When someone mentioned to me as to why this could be about money, I was inclined to say there are other factors that caused a reaction like this. However, the more I think of it, the more I start to understand that the money involved in the Premier League acts as the first piece in a domino effect.
The Premier League has huge amounts of money flowing in from ludicrous TV deals recently, but I think that’s always been the case over the years. While some argue that it’s not the best league in the world in terms of football, it’s always been the more popular one, which obviously results to more cash, and somehow affects how clubs value a player.
Sadio Mane would be a good example for this. Some people will argue that the £30M we’ve paid for was an over valuation. Maybe the fee paid was over the value of their opinion. There are a few factors to consider, with the obvious being the TV deals as I’ve mentioned earlier. Leicester bid an initial £20M for Watford’s Troy Deeney, then later rising to £30M, only to be rejected twice. Then there’s Watford once again rejecting a £38M bid for Ighalo. Who’s to say Sadio Mane isn’t worth the money we paid for after witnessing that?
Then you think about how important that player is to them. Sometimes, it’s not entirely about the quality of the player, but more on how they lack players playing in that position, which would substantially increase the selling club’s valuation.
If we hadn’t acquired Sadio Mane from the Premier League, but instead from Salzburg, it’s absolutely possible that Liverpool wouldn’t have to pay anywhere near £30M. But then again who knows? What if Salzburg were short on this type of player, or at the same time, they could also significantly increase their valuation for Mane after being aware of how much influx in cash the Premier League clubs would have?

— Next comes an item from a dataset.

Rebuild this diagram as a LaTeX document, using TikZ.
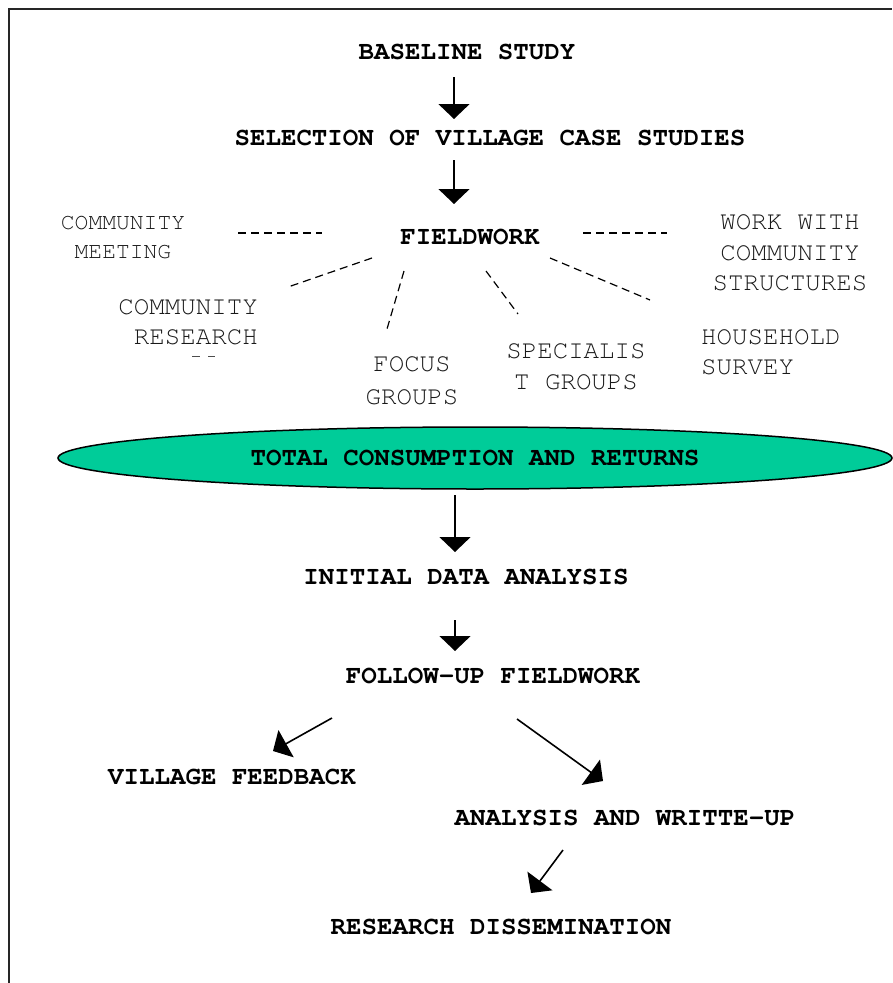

There’s simply no way of knowing the exact valuation of a player due to the number of circumstances. There’s no baseline for comparison.
To make another example, let’s look at Ousmane Dembele’s transfer to Borussia Dortmund. Liverpool were linked with the player for months until Dortmund beat us to the punch. And even more fans were angry after finding out the fee was a mere £13 million.
I can only keep speculating, but what is the assurance that Liverpool, or any other Premier League club would have gotten the same price the Germans did for Dembele? I’m sure Stade de Rennais are aware of the influx on cash for English clubs, so who’s to say they wouldn’t ask for £30 million, or even £40 million from Premier League clubs? Same goes for Marc Bartra and other players we have been linked with. Even seven months ago, FC Porto valued Ruben Neves in the excess of £35 million when Liverpool were also linked with the talented Portuguese.
All this boils down to how fans now see Premier League players. We would much rather base our opinion on the player by the price tag he arrives with rather than the quality he possesses.
And even then, it doesn’t stop. Because of our infatuation for players outside the league, it appears as if we don’t see the quality of the player coming through our own academies because of the huge talents across Europe.
Although the talent pool in England may be small compared to other leagues, it could also be the result of fans immediately criticising a young player and never giving them breathing room to progress and learn from their mistakes. It hampers their development and unable to improve and compete with Europe’s biggest talents.